_COLLECTED MATERIAL_
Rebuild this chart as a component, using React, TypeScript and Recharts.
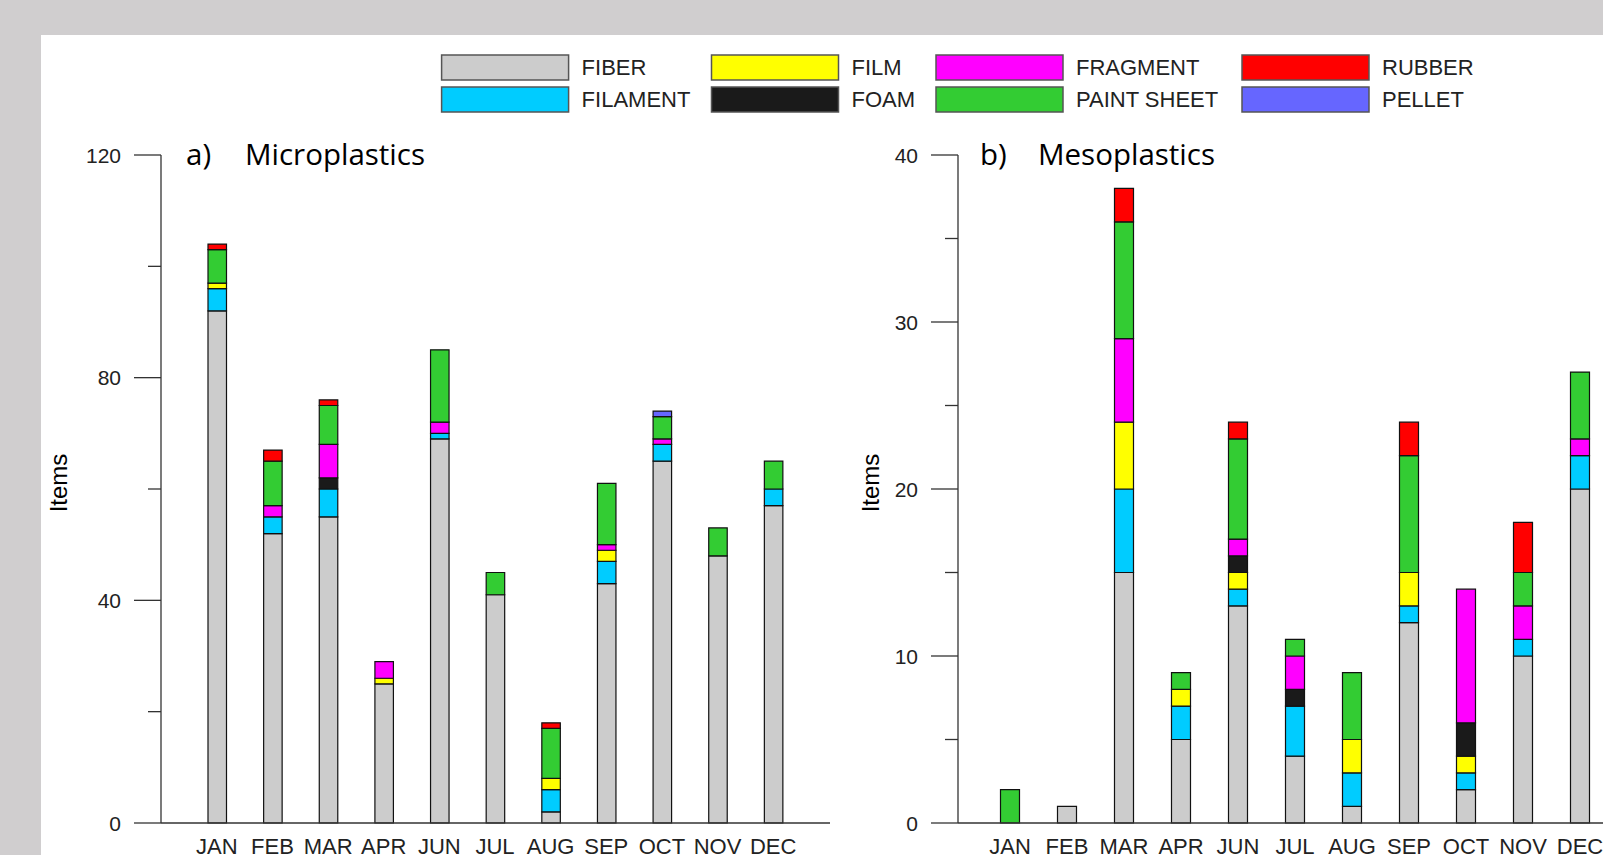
import React from "react";
import { BarChart, Bar, XAxis, YAxis } from "recharts";

const months = ["JAN", "FEB", "MAR", "APR", "JUN", "JUL", "AUG", "SEP", "OCT", "NOV", "DEC"];

// a) Microplastics
const microFiber = [92, 52, 55, 25, 69, 41, 2, 43, 65, 48, 57];
const microFilament = [4, 3, 5, 0, 1, 0, 4, 4, 3, 0, 3];
const microFilm = [1, 0, 0, 1, 0, 0, 2, 2, 0, 0, 0];
const microFoam = [0, 0, 2, 0, 0, 0, 0, 0, 0, 0, 0];
const microFragment = [0, 2, 6, 3, 2, 0, 0, 1, 1, 0, 0];
const microPaint = [6, 8, 7, 0, 13, 4, 9, 11, 4, 5, 5];
const microRubber = [1, 2, 1, 0, 0, 0, 1, 0, 0, 0, 0];
const microPellet = [0, 0, 0, 0, 0, 0, 0, 0, 1, 0, 0];

// b) Mesoplastics
const mesoFiber = [0, 1, 15, 5, 13, 4, 1, 12, 2, 10, 20];
const mesoFilament = [0, 0, 5, 2, 1, 3, 2, 1, 1, 1, 2];
const mesoFilm = [0, 0, 4, 1, 1, 0, 2, 2, 1, 0, 0];
const mesoFoam = [0, 0, 0, 0, 1, 1, 0, 0, 2, 0, 0];
const mesoFragment = [0, 0, 5, 0, 1, 2, 0, 0, 8, 2, 1];
const mesoPaint = [2, 0, 7, 1, 6, 1, 4, 7, 0, 2, 4];
const mesoRubber = [0, 0, 2, 0, 1, 0, 0, 2, 0, 3, 0];
const mesoPellet = [0, 0, 0, 0, 0, 0, 0, 0, 0, 0, 0];

const microTicks = [0, 20, 40, 60, 80, 100, 120];
const mesoTicks = [0, 5, 10, 15, 20, 25, 30, 35, 40];

// stacking order, bottom to top
const types = [
  { key: "fiber", name: "FIBER", color: "#cccccc" },
  { key: "filament", name: "FILAMENT", color: "#00ccff" },
  { key: "film", name: "FILM", color: "#ffff00" },
  { key: "foam", name: "FOAM", color: "#1a1a1a" },
  { key: "fragment", name: "FRAGMENT", color: "#ff00ff" },
  { key: "paint", name: "PAINT SHEET", color: "#33cc33" },
  { key: "rubber", name: "RUBBER", color: "#ff0000" },
  { key: "pellet", name: "PELLET", color: "#6666ff" },
];

const buildRows = (series: number[][]) =>
  months.map((m, i) => {
    const row: Record<string, any> = { month: m };
    types.forEach((t, j) => (row[t.key] = series[j][i]));
    return row;
  });

const microData = buildRows([
  microFiber, microFilament, microFilm, microFoam,
  microFragment, microPaint, microRubber, microPellet,
]);
const mesoData = buildRows([
  mesoFiber, mesoFilament, mesoFilm, mesoFoam,
  mesoFragment, mesoPaint, mesoRubber, mesoPellet,
]);

const AXIS = "#333";
const FONT = "'Liberation Sans', Arial, sans-serif";
const TITLE_FONT = "'Open Sans', sans-serif";

const makeYTick = (step: number) => (props: any) => {
  const { x, y, payload } = props;
  const major = payload.value % step === 0;
  return (
    <g>
      <line x1={x - (major ? 27 : 13)} x2={x} y1={y} y2={y} stroke={AXIS} strokeWidth={1.3} />
      {major && (
        <text x={x - 40} y={y} dy="0.36em" textAnchor="end" fontSize={21} fontFamily={FONT} fill="#222">
          {payload.value}
        </text>
      )}
    </g>
  );
};

const XTick = (props: any) => {
  const { x, y, payload } = props;
  return (
    <text x={x} y={y + 31} textAnchor="middle" fontSize={22} fontFamily={FONT} fill="#222">
      {payload.value}
    </text>
  );
};

const Panel = ({
  data, ticks, max, step, width, yWidth, margin, padding, barSize,
}: any) => (
  <BarChart width={width} height={855} data={data} margin={margin}>
    <XAxis
      dataKey="month"
      height={32}
      padding={padding}
      tickLine={false}
      tickSize={0}
      tickMargin={0}
      tick={<XTick />}
      axisLine={{ stroke: AXIS, strokeWidth: 1.3 }}
      interval={0}
    />
    <YAxis
      type="number"
      domain={[0, max]}
      ticks={ticks}
      width={yWidth}
      tickLine={false}
      tickSize={0}
      tickMargin={0}
      tick={makeYTick(step)}
      axisLine={{ stroke: AXIS, strokeWidth: 1.3 }}
      interval={0}
    />
    {types.map((t) => (
      <Bar
        key={t.key}
        dataKey={t.key}
        name={t.name}
        stackId="s"
        fill={t.color}
        stroke="#111"
        strokeWidth={1.2}
        barSize={barSize}
        isAnimationActive={false}
      />
    ))}
  </BarChart>
);

const legendCols = [441.6, 711.5, 936, 1242];
const legendRows = [55, 87];

export default function App() {
  return (
    <div
      style={{
        position: "absolute", left: 0, top: 0, width: 1603, height: 855,
        background: "#d0cecf", overflow: "hidden",
      }}
    >
      <div style={{ position: "absolute", left: 41, top: 35, width: 1562, height: 820, background: "#fff" }} />
      <div style={{ position: "absolute", left: 0, top: 0 }}>
        <Panel
          data={microData}
          ticks={microTicks}
          max={120}
          step={40}
          width={840}
          yWidth={161}
          margin={{ top: 155, right: 10, bottom: 0, left: 0 }}
          padding={{ left: 28, right: 29 }}
          barSize={18.5}
        />
      </div>
      <div style={{ position: "absolute", left: 800, top: 0 }}>
        <Panel
          data={mesoData}
          ticks={mesoTicks}
          max={40}
          step={10}
          width={900}
          yWidth={158}
          margin={{ top: 155, right: 0, bottom: 0, left: 0 }}
          padding={{ left: 23.5, right: 91.5 }}
          barSize={19}
        />
      </div>
      <svg
        width={1603}
        height={855}
        style={{ position: "absolute", left: 0, top: 0, pointerEvents: "none" }}
      >
        {types.map((t, i) => {
          const bx = legendCols[Math.floor(i / 2)];
          const by = legendRows[i % 2];
          return (
            <g key={t.key}>
              <rect x={bx} y={by} width={127} height={25} fill={t.color} stroke="#555" strokeWidth={1.5} />
              <text x={bx + 140} y={by + 12.5} dy="0.36em" fontSize={22} fontFamily={FONT} fill="#222">
                {t.name}
              </text>
            </g>
          );
        })}
        <text x={186} y={165} fontSize={29.5} fontFamily={TITLE_FONT} fill="#000">a)</text>
        <text x={245} y={165} fontSize={29.5} fontFamily={TITLE_FONT} fill="#000">Microplastics</text>
        <text x={980} y={165} fontSize={29.5} fontFamily={TITLE_FONT} fill="#000">b)</text>
        <text x={1038} y={165} fontSize={29.5} fontFamily={TITLE_FONT} fill="#000">Mesoplastics</text>
        <text
          x={58} y={483} dy="0.36em" textAnchor="middle" fontSize={24} fontFamily={FONT}
          fill="#000" transform="rotate(-90, 58, 483)"
        >
          Items
        </text>
        <text
          x={870} y={483} dy="0.36em" textAnchor="middle" fontSize={24} fontFamily={FONT}
          fill="#000" transform="rotate(-90, 870, 483)"
        >
          Items
        </text>
      </svg>
    </div>
  );
}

_WHAT IS EXPECTED_
All of the data needs repeating exactly, but the pictures do not.

_CORRECT ANSWER_
Rebuild this chart as a component, using React, TypeScript and Recharts.
import React from "react";
import { BarChart, Bar, XAxis, YAxis } from "recharts";

const months = ["JAN", "FEB", "MAR", "APR", "JUN", "JUL", "AUG", "SEP", "OCT", "NOV", "DEC"];

// a) Microplastics
const microFiber = [92, 52, 55, 25, 69, 41, 2, 43, 65, 48, 57];
const microFilament = [4, 3, 5, 0, 1, 0, 4, 4, 3, 0, 3];
const microFilm = [1, 0, 0, 1, 0, 0, 2, 2, 0, 0, 0];
const microFoam = [0, 0, 2, 0, 0, 0, 0, 0, 0, 0, 0];
const microFragment = [0, 2, 6, 3, 2, 0, 0, 1, 1, 0, 0];
const microPaint = [6, 8, 7, 0, 13, 4, 9, 11, 4, 5, 5];
const microRubber = [1, 2, 1, 0, 0, 0, 1, 0, 0, 0, 0];
const microPellet = [0, 0, 0, 0, 0, 0, 0, 0, 1, 0, 0];

// b) Mesoplastics
const mesoFiber = [0, 1, 15, 5, 13, 4, 1, 12, 2, 10, 20];
const mesoFilament = [0, 0, 5, 2, 1, 3, 2, 1, 1, 1, 2];
const mesoFilm = [0, 0, 4, 1, 1, 0, 2, 2, 1, 0, 0];
const mesoFoam = [0, 0, 0, 0, 1, 1, 0, 0, 2, 0, 0];
const mesoFragment = [0, 0, 5, 0, 1, 2, 0, 0, 8, 2, 1];
const mesoPaint = [2, 0, 7, 1, 6, 1, 4, 7, 0, 2, 4];
const mesoRubber = [0, 0, 2, 0, 1, 0, 0, 2, 0, 3, 0];
const mesoPellet = [0, 0, 0, 0, 0, 0, 0, 0, 0, 0, 0];

const microTicks = [0, 20, 40, 60, 80, 100, 120];
const mesoTicks = [0, 5, 10, 15, 20, 25, 30, 35, 40];

// stacking order, bottom to top
const types = [
  { key: "fiber", name: "FIBER", color: "#cccccc" },
  { key: "filament", name: "FILAMENT", color: "#00ccff" },
  { key: "film", name: "FILM", color: "#ffff00" },
  { key: "foam", name: "FOAM", color: "#1a1a1a" },
  { key: "fragment", name: "FRAGMENT", color: "#ff00ff" },
  { key: "paint", name: "PAINT SHEET", color: "#33cc33" },
  { key: "rubber", name: "RUBBER", color: "#ff0000" },
  { key: "pellet", name: "PELLET", color: "#6666ff" },
];

const buildRows = (series: number[][]) =>
  months.map((m, i) => {
    const row: Record<string, any> = { month: m };
    types.forEach((t, j) => (row[t.key] = series[j][i]));
    return row;
  });

const microData = buildRows([
  microFiber, microFilament, microFilm, microFoam,
  microFragment, microPaint, microRubber, microPellet,
]);
const mesoData = buildRows([
  mesoFiber, mesoFilament, mesoFilm, mesoFoam,
  mesoFragment, mesoPaint, mesoRubber, mesoPellet,
]);

const AXIS = "#333";
const FONT = "'Liberation Sans', Arial, sans-serif";
const TITLE_FONT = "'Open Sans', sans-serif";

const makeYTick = (step: number) => (props: any) => {
  const { x, y, payload } = props;
  const major = payload.value % step === 0;
  return (
    <g>
      <line x1={x - (major ? 27 : 13)} x2={x} y1={y} y2={y} stroke={AXIS} strokeWidth={1.3} />
      {major && (
        <text x={x - 40} y={y} dy="0.36em" textAnchor="end" fontSize={21} fontFamily={FONT} fill="#222">
          {payload.value}
        </text>
      )}
    </g>
  );
};

const XTick = (props: any) => {
  const { x, y, payload } = props;
  return (
    <text x={x} y={y + 31} textAnchor="middle" fontSize={22} fontFamily={FONT} fill="#222">
      {payload.value}
    </text>
  );
};

const Panel = ({
  data, ticks, max, step, width, yWidth, margin, padding, barSize,
}: any) => (
  <BarChart width={width} height={855} data={data} margin={margin}>
    <XAxis
      dataKey="month"
      height={32}
      padding={padding}
      tickLine={false}
      tickSize={0}
      tickMargin={0}
      tick={<XTick />}
      axisLine={{ stroke: AXIS, strokeWidth: 1.3 }}
      interval={0}
    />
    <YAxis
      type="number"
      domain={[0, max]}
      ticks={ticks}
      width={yWidth}
      tickLine={false}
      tickSize={0}
      tickMargin={0}
      tick={makeYTick(step)}
      axisLine={{ stroke: AXIS, strokeWidth: 1.3 }}
      interval={0}
    />
    {types.map((t) => (
      <Bar
        key={t.key}
        dataKey={t.key}
        name={t.name}
        stackId="s"
        fill={t.color}
        stroke="#111"
        strokeWidth={1.2}
        barSize={barSize}
        isAnimationActive={false}
      />
    ))}
  </BarChart>
);

const legendCols = [441.6, 711.5, 936, 1242];
const legendRows = [55, 87];

export default function App() {
  return (
    <div
      style={{
        position: "absolute", left: 0, top: 0, width: 1603, height: 855,
        background: "#d0cecf", overflow: "hidden",
      }}
    >
      <div style={{ position: "absolute", left: 41, top: 35, width: 1562, height: 820, background: "#fff" }} />
      <div style={{ position: "absolute", left: 0, top: 0 }}>
        <Panel
          data={microData}
          ticks={microTicks}
          max={120}
          step={40}
          width={840}
          yWidth={161}
          margin={{ top: 155, right: 10, bottom: 0, left: 0 }}
          padding={{ left: 28, right: 29 }}
          barSize={18.5}
        />
      </div>
      <div style={{ position: "absolute", left: 800, top: 0 }}>
        <Panel
          data={mesoData}
          ticks={mesoTicks}
          max={40}
          step={10}
          width={900}
          yWidth={158}
          margin={{ top: 155, right: 0, bottom: 0, left: 0 }}
          padding={{ left: 23.5, right: 91.5 }}
          barSize={19}
        />
      </div>
      <svg
        width={1603}
        height={855}
        style={{ position: "absolute", left: 0, top: 0, pointerEvents: "none" }}
      >
        {types.map((t, i) => {
          const bx = legendCols[Math.floor(i / 2)];
          const by = legendRows[i % 2];
          return (
            <g key={t.key}>
              <rect x={bx} y={by} width={127} height={25} fill={t.color} stroke="#555" strokeWidth={1.5} />
              <text x={bx + 140} y={by + 12.5} dy="0.36em" fontSize={22} fontFamily={FONT} fill="#222">
                {t.name}
              </text>
            </g>
          );
        })}
        <text x={186} y={165} fontSize={29.5} fontFamily={TITLE_FONT} fill="#000">a)</text>
        <text x={245} y={165} fontSize={29.5} fontFamily={TITLE_FONT} fill="#000">Microplastics</text>
        <text x={980} y={165} fontSize={29.5} fontFamily={TITLE_FONT} fill="#000">b)</text>
        <text x={1038} y={165} fontSize={29.5} fontFamily={TITLE_FONT} fill="#000">Mesoplastics</text>
        <text
          x={58} y={483} dy="0.36em" textAnchor="middle" fontSize={24} fontFamily={FONT}
          fill="#000" transform="rotate(-90, 58, 483)"
        >
          Items
        </text>
        <text
          x={870} y={483} dy="0.36em" textAnchor="middle" fontSize={24} fontFamily={FONT}
          fill="#000" transform="rotate(-90, 870, 483)"
        >
          Items
        </text>
      </svg>
    </div>
  );
}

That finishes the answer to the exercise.